David G. Bale
Wills and Trusts: What They Are and Why You Need Them Part 3
Wild Cards and Other Considerations
The above concerns and documents are often affected by unique aspects of a client's situation. These may include tax issues where the property is significant; family law issues, such as a blended family or situations requiring separate financial controls, gifting intent as between spouses to their families, or disability of a family member, to name a few.
As mentioned, wills are determined by state law. Therefore, it is important to consult with counsel when moving residence to another state, or if you have property in more than one state. While some states will honor a will prepared in another state, this is not always the case and depends on the circumstances of its creation and the domicile state law at the time of its creation.
If risk of litigation is present, there may be asset protection plans that should be used to protect the property for a family or an individual. Sometimes a Trust is used for this, and sometimes another type of legal entity may be useful, such as a limited liability company, partnership or corporation.
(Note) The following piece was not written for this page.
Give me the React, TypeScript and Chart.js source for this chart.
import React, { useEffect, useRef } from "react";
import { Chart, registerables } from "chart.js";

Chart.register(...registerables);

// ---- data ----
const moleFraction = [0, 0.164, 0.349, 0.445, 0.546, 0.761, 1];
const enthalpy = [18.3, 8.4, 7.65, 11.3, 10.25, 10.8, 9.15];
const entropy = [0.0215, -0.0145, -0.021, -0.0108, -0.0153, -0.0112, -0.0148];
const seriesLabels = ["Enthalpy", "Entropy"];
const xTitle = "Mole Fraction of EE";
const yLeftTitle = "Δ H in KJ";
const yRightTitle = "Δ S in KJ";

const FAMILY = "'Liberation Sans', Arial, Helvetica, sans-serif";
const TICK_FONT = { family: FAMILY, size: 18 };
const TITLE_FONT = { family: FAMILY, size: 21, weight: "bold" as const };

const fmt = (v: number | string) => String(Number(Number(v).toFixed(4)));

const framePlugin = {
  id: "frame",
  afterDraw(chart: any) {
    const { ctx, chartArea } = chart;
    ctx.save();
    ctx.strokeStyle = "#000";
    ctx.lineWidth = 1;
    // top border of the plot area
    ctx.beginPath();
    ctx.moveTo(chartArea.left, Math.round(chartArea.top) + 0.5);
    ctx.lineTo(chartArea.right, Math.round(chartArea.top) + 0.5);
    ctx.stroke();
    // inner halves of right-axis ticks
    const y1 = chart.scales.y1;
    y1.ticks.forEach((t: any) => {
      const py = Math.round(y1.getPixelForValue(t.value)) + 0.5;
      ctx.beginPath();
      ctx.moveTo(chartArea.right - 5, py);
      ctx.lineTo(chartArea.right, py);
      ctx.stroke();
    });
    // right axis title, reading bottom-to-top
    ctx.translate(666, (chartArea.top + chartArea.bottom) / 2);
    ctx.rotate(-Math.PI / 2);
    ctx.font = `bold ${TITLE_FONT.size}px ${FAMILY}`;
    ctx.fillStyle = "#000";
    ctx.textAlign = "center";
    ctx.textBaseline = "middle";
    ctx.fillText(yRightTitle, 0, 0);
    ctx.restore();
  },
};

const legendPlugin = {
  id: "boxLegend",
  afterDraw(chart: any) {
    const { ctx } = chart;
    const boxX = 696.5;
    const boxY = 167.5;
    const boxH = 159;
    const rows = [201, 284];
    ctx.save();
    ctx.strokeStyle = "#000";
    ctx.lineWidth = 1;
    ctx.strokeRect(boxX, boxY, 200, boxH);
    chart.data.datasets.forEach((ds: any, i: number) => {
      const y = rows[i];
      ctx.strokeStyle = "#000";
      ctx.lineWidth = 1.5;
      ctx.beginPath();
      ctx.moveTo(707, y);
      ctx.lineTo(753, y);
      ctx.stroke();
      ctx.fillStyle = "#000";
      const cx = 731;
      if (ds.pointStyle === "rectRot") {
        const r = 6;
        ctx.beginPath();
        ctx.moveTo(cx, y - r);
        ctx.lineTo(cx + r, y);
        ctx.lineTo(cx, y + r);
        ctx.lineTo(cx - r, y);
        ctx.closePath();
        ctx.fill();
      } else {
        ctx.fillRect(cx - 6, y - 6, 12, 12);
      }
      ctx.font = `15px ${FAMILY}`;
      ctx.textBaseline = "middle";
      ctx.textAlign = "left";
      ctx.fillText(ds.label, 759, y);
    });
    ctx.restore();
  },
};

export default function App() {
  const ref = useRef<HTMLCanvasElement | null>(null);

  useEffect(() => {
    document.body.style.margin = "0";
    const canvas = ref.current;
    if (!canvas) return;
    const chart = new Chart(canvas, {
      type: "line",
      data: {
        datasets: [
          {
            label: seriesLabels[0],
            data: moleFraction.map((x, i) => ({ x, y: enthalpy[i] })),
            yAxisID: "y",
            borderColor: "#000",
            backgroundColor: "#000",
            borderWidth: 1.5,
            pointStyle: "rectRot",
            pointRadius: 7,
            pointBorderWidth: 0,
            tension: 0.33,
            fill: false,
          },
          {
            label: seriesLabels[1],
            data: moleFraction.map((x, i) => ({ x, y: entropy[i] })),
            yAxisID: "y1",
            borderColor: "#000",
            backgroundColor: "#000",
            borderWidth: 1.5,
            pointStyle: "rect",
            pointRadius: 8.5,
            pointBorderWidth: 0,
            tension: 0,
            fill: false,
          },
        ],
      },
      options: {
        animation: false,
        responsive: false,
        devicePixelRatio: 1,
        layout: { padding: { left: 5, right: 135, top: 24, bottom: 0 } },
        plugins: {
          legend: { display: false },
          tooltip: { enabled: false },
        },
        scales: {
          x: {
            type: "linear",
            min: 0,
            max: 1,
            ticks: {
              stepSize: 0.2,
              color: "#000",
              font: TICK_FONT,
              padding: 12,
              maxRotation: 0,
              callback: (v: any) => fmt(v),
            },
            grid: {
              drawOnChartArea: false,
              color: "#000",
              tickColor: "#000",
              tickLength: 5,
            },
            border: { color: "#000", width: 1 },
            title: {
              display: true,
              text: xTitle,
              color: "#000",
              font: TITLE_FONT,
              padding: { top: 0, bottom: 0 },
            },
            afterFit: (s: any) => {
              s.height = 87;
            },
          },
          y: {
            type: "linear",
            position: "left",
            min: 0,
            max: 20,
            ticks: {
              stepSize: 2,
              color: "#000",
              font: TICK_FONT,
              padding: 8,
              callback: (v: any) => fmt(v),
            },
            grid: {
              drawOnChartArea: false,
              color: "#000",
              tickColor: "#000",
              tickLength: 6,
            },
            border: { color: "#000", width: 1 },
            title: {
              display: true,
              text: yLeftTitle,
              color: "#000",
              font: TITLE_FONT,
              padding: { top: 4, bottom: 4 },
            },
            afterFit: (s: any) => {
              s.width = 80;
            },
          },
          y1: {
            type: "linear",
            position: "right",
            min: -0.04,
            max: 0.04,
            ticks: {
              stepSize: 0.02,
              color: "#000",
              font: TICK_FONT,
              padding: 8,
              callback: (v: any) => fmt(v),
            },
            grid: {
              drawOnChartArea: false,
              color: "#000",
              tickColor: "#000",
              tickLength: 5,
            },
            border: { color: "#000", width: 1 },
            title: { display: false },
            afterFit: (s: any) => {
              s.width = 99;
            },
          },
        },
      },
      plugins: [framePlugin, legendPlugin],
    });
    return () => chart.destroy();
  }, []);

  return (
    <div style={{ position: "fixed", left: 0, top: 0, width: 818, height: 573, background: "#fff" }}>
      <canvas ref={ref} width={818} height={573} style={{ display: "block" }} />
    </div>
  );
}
How property is held should be reviewed when planning. It may be held by the client under a title document, such as a bank or investment firm, or the asset may be held directly by the client. The property in question may be in a safe deposit box under a different name than the client's name.
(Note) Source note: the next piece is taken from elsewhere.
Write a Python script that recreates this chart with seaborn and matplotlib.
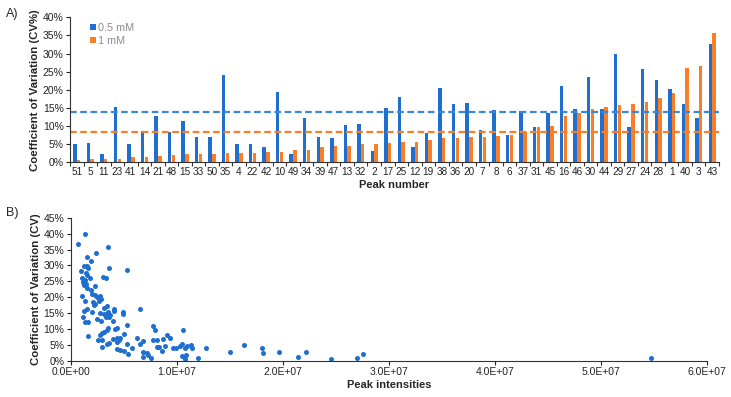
import numpy as np
import pandas as pd
import matplotlib
matplotlib.use('Agg')
import matplotlib.pyplot as plt
from matplotlib.ticker import PercentFormatter, FixedLocator, NullFormatter
import seaborn as sns

# A) CV per peak, two concentrations
peaks = ['51', '5', '11', '23', '41', '14', '21', '48', '15', '33', '50', '35', '4', '22', '42', '10',
         '49', '34', '39', '47', '13', '32', '2', '17', '25', '12', '19', '38', '36', '20', '7', '8',
         '6', '37', '31', '45', '16', '46', '30', '44', '29', '27', '24', '28', '1', '40', '3', '43']
cv_05mm = [5.1, 5.4, 2.2, 15.3, 5.1, 8.6, 12.8, 8.4, 11.4, 7.0, 7.0, 24.1, 5.0, 5.0, 4.3, 19.4,
           2.2, 12.3, 7.0, 6.7, 10.3, 10.7, 3.0, 14.9, 18.1, 4.1, 8.0, 20.5, 16.1, 16.4, 8.9, 14.4,
           7.4, 14.2, 9.7, 13.5, 21.1, 14.8, 23.4, 14.7, 30.0, 9.7, 25.7, 22.8, 20.2, 16.2, 12.1, 32.5]
cv_1mm = [0.6, 0.8, 0.8, 1.0, 1.4, 1.4, 1.6, 2.0, 2.4, 2.4, 2.4, 2.7, 2.7, 2.7, 2.9, 2.9,
          3.3, 3.5, 4.3, 4.6, 4.6, 5.0, 5.1, 5.3, 5.6, 5.6, 6.2, 6.7, 6.7, 7.0, 7.0, 7.2,
          7.4, 8.4, 9.7, 9.9, 12.7, 13.7, 14.7, 15.3, 15.7, 16.2, 16.6, 17.7, 19.1, 26.0, 26.5, 35.6]
mean_05mm = 14.0
mean_1mm = 8.4

# B) CV vs peak intensity (intensity in millions)
intensity_m = [0.72, 1.32, 3.49, 2.39, 1.51, 1.89, 1.23, 1.57, 1.64, 3.65, 5.35, 1.00, 1.45, 1.57,
               3.08, 3.33, 1.07, 1.82, 1.35, 1.19, 1.42, 2.33, 1.26, 1.51, 1.95, 1.98, 1.04, 2.26,
               2.77, 2.45, 2.86, 2.70, 2.08, 1.38, 2.20, 2.33, 3.40, 3.14, 4.12, 4.12, 1.51, 1.26,
               1.98, 2.77, 3.14, 3.40, 3.55, 3.71, 3.33, 3.65, 4.90, 4.90, 1.16, 2.52, 2.83, 3.96,
               6.54, 1.38, 1.67, 5.28, 3.52, 3.40, 4.15, 4.34, 3.14, 2.96, 2.77, 1.67, 5.03, 7.74,
               7.96, 10.6, 9.06, 9.37, 6.23, 6.86, 8.68, 8.18, 7.80, 2.58, 2.96, 4.00, 4.34, 4.65,
               4.53, 3.65, 3.46, 5.35, 4.40, 6.54, 5.79, 4.34, 4.65, 5.03, 5.44, 2.92, 6.79, 7.17,
               7.26, 6.79, 7.55, 8.11, 8.58, 8.30, 8.87, 9.69, 9.94, 10.3, 10.5, 10.8, 11.0, 11.3,
               11.4, 10.5, 10.8, 10.9, 12.0, 12.8, 15.0, 16.3, 18.0, 18.1, 19.6, 21.4, 22.2, 24.5,
               27.0, 27.6, 54.7]
cv_scatter = [36.9, 39.9, 35.8, 34.0, 32.7, 31.4, 29.8, 29.9, 29.1, 29.2, 28.7, 28.4, 27.6, 27.0,
              26.4, 26.2, 26.2, 26.2, 25.4, 24.7, 24.1, 23.7, 23.9, 22.8, 22.3, 21.1, 20.5, 20.7,
              20.5, 20.2, 19.5, 18.8, 18.4, 18.8, 17.6, 18.0, 17.4, 16.7, 16.3, 15.7, 16.3, 15.8,
              15.5, 15.0, 14.8, 14.4, 15.3, 14.4, 13.8, 13.8, 15.3, 14.7, 13.8, 13.2, 12.6, 12.6,
              16.2, 12.1, 12.1, 11.3, 10.5, 9.8, 10.0, 10.5, 9.2, 8.8, 8.2, 8.0, 8.6, 10.9,
              9.7, 9.8, 8.2, 7.3, 7.1, 6.4, 6.9, 6.5, 6.5, 6.7, 6.7, 6.9, 7.1, 7.3,
              6.7, 5.6, 5.2, 5.4, 6.1, 5.2, 4.2, 3.8, 3.6, 3.1, 2.3, 4.5, 2.9, 2.5,
              1.9, 1.3, 0.8, 4.4, 3.1, 4.4, 4.6, 4.2, 4.2, 4.8, 5.4, 4.0, 4.8, 5.0,
              4.0, 1.5, 0.6, 1.9, 1.0, 4.2, 2.9, 5.0, 4.2, 2.5, 2.9, 1.3, 2.9, 0.6,
              1.0, 2.1, 0.85]

blue = '#1f6fd0'
orange = '#fb7d26'

sns.set_style('white')
plt.rcParams['font.family'] = ['Liberation Sans', 'DejaVu Sans']

fig = plt.figure(figsize=(7.31, 3.97), dpi=100)
ax1 = fig.add_axes([0.0958, 0.5912, 0.8878, 0.3652])
ax2 = fig.add_axes([0.0967, 0.0907, 0.8705, 0.3609])

# ---- A) bar chart
df = pd.DataFrame({
    'Peak': peaks * 2,
    'CV': cv_05mm + cv_1mm,
    'Conc': ['0.5 mM'] * len(peaks) + ['1 mM'] * len(peaks),
})
sns.barplot(data=df, x='Peak', y='CV', hue='Conc', order=peaks, hue_order=['0.5 mM', '1 mM'],
            palette=[blue, orange], saturation=1, width=0.56, gap=0.08, linewidth=0, ax=ax1)
ax1.axhline(mean_05mm, color='#3a86d8', lw=1.6, ls=(0, (3, 1.6)))
ax1.axhline(mean_1mm, color=orange, lw=1.6, ls=(0, (3, 1.6)))
ax1.set_ylim(0, 40)
ax1.set_xlim(-0.5, len(peaks) - 0.5)
ax1.yaxis.set_major_locator(FixedLocator(np.arange(0, 41, 5)))
ax1.yaxis.set_major_formatter(PercentFormatter(decimals=0))
ax1.tick_params(axis='x', which='major', length=0, labelsize=7.2, pad=3.5, colors='#222222')
ax1.xaxis.set_minor_locator(FixedLocator(np.arange(-0.5, len(peaks), 1)))
ax1.xaxis.set_minor_formatter(NullFormatter())
ax1.tick_params(axis='x', which='minor', length=3, width=0.8, color='#333333', bottom=True)
ax1.tick_params(axis='y', length=3, width=0.8, labelsize=7.5, pad=1.5, left=True, colors='#222222')
ax1.set_xlabel('Peak number', fontsize=8, fontweight='bold', labelpad=2)
ax1.set_ylabel('Coefficient of Variation (CV%)', fontsize=8.2, fontweight='bold', labelpad=2)
sns.despine(ax=ax1)
for s in ['left', 'bottom']:
    ax1.spines[s].set_color('#333333')
    ax1.spines[s].set_linewidth(0.8)
leg = ax1.legend(loc='upper left', bbox_to_anchor=(0.016, 1.03), frameon=False, fontsize=7.8,
                 handlelength=0.55, handleheight=0.55, handletextpad=0.2, labelspacing=0.3,
                 labelcolor='#8c8c8c')
fig.text(0.008, 0.965, 'A)', fontsize=9, va='center')

# ---- B) scatter
df_b = pd.DataFrame({'Intensity': np.array(intensity_m) * 1e6, 'CV': cv_scatter})
sns.scatterplot(data=df_b, x='Intensity', y='CV', color=blue, s=13, linewidth=0, ax=ax2)
ax2.set_xlim(0, 6e7)
ax2.set_ylim(0, 45)
ax2.xaxis.set_major_locator(FixedLocator(np.arange(0, 6.01e7, 1e7)))
ax2.set_xticklabels([f'{v:.1E}' for v in np.arange(0, 6.01e7, 1e7)])
ax2.yaxis.set_major_locator(FixedLocator(np.arange(0, 46, 5)))
ax2.yaxis.set_major_formatter(PercentFormatter(decimals=0))
ax2.tick_params(axis='both', length=3, width=0.8, labelsize=7.5, pad=1.5, left=True, bottom=True,
                colors='#222222')
ax2.set_xlabel('Peak intensities', fontsize=8, fontweight='bold', labelpad=2)
ax2.set_ylabel('Coefficient of Variation (CV)', fontsize=8.2, fontweight='bold', labelpad=2)
sns.despine(ax=ax2)
for s in ['left', 'bottom']:
    ax2.spines[s].set_color('#333333')
    ax2.spines[s].set_linewidth(0.8)
fig.text(0.008, 0.463, 'B)', fontsize=9, va='center')

fig.savefig('out.png', dpi=100)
There are really too many potential concerns of this type to list them all, and the discussion with the clients will hopefully flush out the issues and help resolve them. So, getting it done in advance is imperative in order to meet the contingency of an adverse event.
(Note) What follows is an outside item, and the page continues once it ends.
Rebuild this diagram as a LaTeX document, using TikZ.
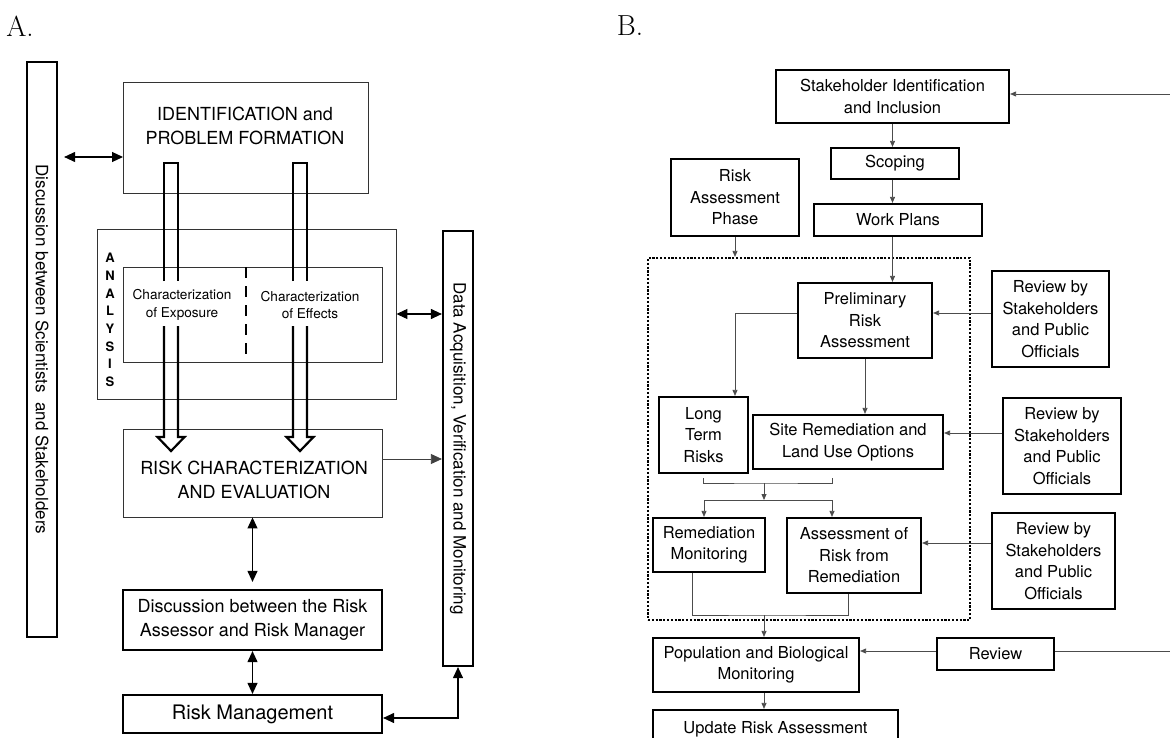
\documentclass[tikz,border=0pt]{standalone}
\usepackage{fontspec}
\setsansfont{TeX Gyre Heros}
\usetikzlibrary{arrows.meta, positioning, calc}

\begin{document}
\begin{tikzpicture}[x=1pt, y=-1pt,
    boxthin/.style={draw=black!80, line width=0.9pt, inner sep=0pt},
    boxthick/.style={draw=black, line width=2.2pt, inner sep=0pt},
    fbig/.style={font=\sffamily\fontsize{18}{23.5}\selectfont, align=center},
    fsmall/.style={font=\sffamily\fontsize{13.6}{17.7}\selectfont, align=center},
    fbar/.style={font=\sffamily\fontsize{17}{20}\selectfont, rotate=-90},
    fB/.style={font=\sffamily\fontsize{16.5}{21.5}\selectfont, align=center},
    dblA/.style={line width=1.1pt, {Triangle[length=11pt,width=10pt]}-{Triangle[length=11pt,width=10pt]}},
    arA/.style={line width=0.8pt, draw=black!75, -{Triangle[length=11pt,width=10pt]}},
    lnB/.style={line width=0.8pt, draw=black!70},
    arB/.style={lnB, -{Triangle[length=6pt,width=5pt]}},
    hollow/.style={line width=2.2pt, line join=miter}
  ]
  \useasboundingbox (0,0) rectangle (1170,738);

  % Panel letters
  \node[font=\fontsize{29}{29}\selectfont] (labA) at (20,26) {A.};
  \node[font=\fontsize{29}{29}\selectfont] (labB) at (630,26) {B.};

  %%% Panel A
  % Side bars
  \node[boxthick, minimum width=30, minimum height=575] (discbar) at (42,349.5) {};
  \node[fbar] (disctxt) at (discbar.center) {Discussion between Scientists~ and Stakeholders};
  \node[boxthick, minimum width=30, minimum height=435] (databar) at (458,448.5) {};
  \node[fbar] (datatxt) at (databar.center) {Data Acquisition, Verification and Monitoring};

  % Boxes
  \node[boxthin, minimum width=245, minimum height=111] (ident) at (245.5,137.5) {};
  \node[fbig] (identtxt) at (245,126) {IDENTIFICATION and\\PROBLEM FORMATION};
  \node[boxthin, minimum width=299, minimum height=170] (analysis) at (246.5,314) {};
  \node[boxthin, minimum width=259, minimum height=95] (inner) at (252.5,314.5) {};
  \node[fsmall] (charexp) at (182,305) {Characterization\\of Exposure};
  \node[fsmall] (chareff) at (310,305) {Characterization\\of Effects};
  \foreach \l [count=\i from 0] in {A,N,A,L,Y,S,I,S}
    \node[font=\sffamily\bfseries\fontsize{13}{13}\selectfont] (ana\i) at (110,258+17.7*\i) {\l};
  \draw[line width=2.6pt, dash pattern=on 11pt off 8pt] (246,267) -- (246,355);
  \node[boxthin, minimum width=259, minimum height=88] (riskchar) at (252.5,473) {};
  \node[fbig] (riskchartxt) at (254,480) {RISK CHARACTERIZATION\\AND EVALUATION};
  \node[boxthick, minimum width=259, minimum height=60, fbig] (discrm) at (252.5,620)
    {Discussion between the Risk\\Assessor and Risk Manager};
  \node[boxthick, minimum width=259, minimum height=38, fbig, font=\sffamily\fontsize{20}{24}\selectfont]
    (riskman) at (252.5,714) {Risk Management};

  % Hollow arrows
  \foreach \cx in {171,300} {
    \draw[hollow] (\cx-7,281) -- (\cx-7,163) -- (\cx+7,163) -- (\cx+7,281);
    \draw[hollow] (\cx-7,326) -- (\cx-7,437) -- (\cx-13.5,437) -- (\cx,451)
      -- (\cx+13.5,437) -- (\cx+7,437) -- (\cx+7,326);
  }

  % Connectors A
  \coordinate (ia) at (123,157);
  \coordinate (ra) at (382,459);
  \draw[dblA] ([xshift=6pt]discbar.east |- ia) -- (ia);
  \draw[dblA] (analysis.east) -- (analysis.east -| databar.west);
  \draw[arA] (ra) -- (ra -| databar.west);
  \draw[dblA, shorten >=7pt] (riskchar.south) -- (discrm.north);
  \draw[dblA] (discrm.south) -- (riskman.north);
  \draw[dblA] ([yshift=-4pt]riskman.east) -| (databar.south);

  %%% Panel B
  \node[boxthick, minimum width=233, minimum height=53, fB] (stake) at (892.5,96.5)
    {Stakeholder Identification\\and Inclusion};
  \node[boxthick, minimum width=128, minimum height=31, fB] (scoping) at (895,163.5) {Scoping};
  \node[boxthick, minimum width=168, minimum height=32, fB] (workp) at (898,220) {Work Plans};
  \node[boxthick, minimum width=128, minimum height=77, fB] (rap) at (735,197.5)
    {Risk\\Assessment\\Phase};
  \node[draw, line width=2.2pt, dash pattern=on 2.2pt off 1.6pt, minimum width=322,
    minimum height=362, inner sep=0pt] (dotted) at (809,439) {};
  \node[boxthick, minimum width=134, minimum height=75, fB] (prelim) at (865,320.5)
    {Preliminary\\Risk\\Assessment};
  \node[boxthick, minimum width=117, minimum height=96, fB] (rev1) at (1050.5,319)
    {Review by\\Stakeholders\\and Public\\Officials};
  \node[boxthick, minimum width=89, minimum height=76, fB] (longt) at (703.5,435)
    {Long\\Term\\Risks};
  \node[boxthick, minimum width=190, minimum height=54, fB] (siterem) at (848,442)
    {Site Remediation and\\Land Use Options};
  \node[boxthick, minimum width=118, minimum height=96, fB] (rev2) at (1062,446)
    {Review by\\Stakeholders\\and Public\\Officials};
  \node[boxthick, minimum width=112, minimum height=54, fB] (remmon) at (709,545)
    {Remediation\\Monitoring};
  \node[boxthick, minimum width=134, minimum height=75, fB] (assrisk) at (854,555.5)
    {Assessment of\\Risk from\\Remediation};
  \node[boxthick, minimum width=123, minimum height=96, fB] (rev3) at (1053.5,561)
    {Review by\\Stakeholders\\and Public\\Officials};
  \node[boxthick, minimum width=206, minimum height=54, fB] (popbio) at (756,665)
    {Population and Biological\\Monitoring};
  \node[boxthick, minimum width=117, minimum height=32, fB] (review) at (995.5,654) {Review};
  \node[boxthick, minimum width=245, minimum height=38, fB] (update) at (775.5,729)
    {Update Risk Assessment};

  % Connectors B
  \coordinate (inS) at (1170,94);
  \coordinate (inR) at (1170,651);
  \coordinate (mergeA) at (764,483);
  \coordinate (splitA) at (764,500);
  \coordinate (mergeB) at (764,615);
  \draw[arB] (inS) -- (inS -| stake.east);
  \draw[arB] (stake.south) -- (stake.south |- scoping.north);
  \draw[arB] (stake.south |- scoping.south) -- (stake.south |- workp.north);
  \draw[arB] (rap.south) -- (rap.south |- dotted.north);
  \draw[arB] (stake.south |- workp.south) -- (stake.south |- prelim.north);
  \draw[arB] ([yshift=6pt]rev1.west) -- ([yshift=6pt]rev1.west -| prelim.east);
  \draw[arB] ([yshift=7pt]prelim.west) -| (longt.north -| rap.south);
  \draw[arB] (prelim.south) -- (prelim.south |- siterem.north);
  \draw[arB] ([yshift=9pt]siterem.east -| rev2.west) -- ([yshift=9pt]siterem.east);
  \draw[lnB] ([yshift=-4pt]longt.south) |- (mergeA) -| ([xshift=-16pt, yshift=-8pt]siterem.south);
  \draw[arB] (mergeA) -- (splitA);
  \draw[arB] (splitA) -| ([xshift=-5pt]remmon.north);
  \draw[arB] (splitA) -| ([xshift=-22pt]assrisk.north);
  \draw[arB] ([yshift=12.5pt]assrisk.east -| rev3.west) -- ([yshift=12.5pt]assrisk.east);
  \draw[lnB] ([xshift=-17pt]remmon.south) |- (mergeB) -| ([xshift=-6pt]assrisk.south);
  \draw[arB] (mergeB) -- (mergeB |- popbio.north);
  \draw[lnB] (inR) -- (inR -| review.east);
  \draw[arB] ([yshift=3pt]review.west) -- ([yshift=3pt]review.west -| popbio.east);
  \draw[arB] (mergeB |- popbio.south) -- (mergeB |- update.north);
\end{tikzpicture}
\end{document}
Like my boyhood management of the farm fences, lack of planning can result in a poor use of resources. In my case, I may have enjoyed the independence and spirit of adventure tracking down the animals loosed on the neighbor's property. However, there were other more productive ways of spending my time, and even I had the occasional surly reaction to these animals grazing on a neighbor's property. I doubt many will enjoy collateral benefits from failure to do their estate planning!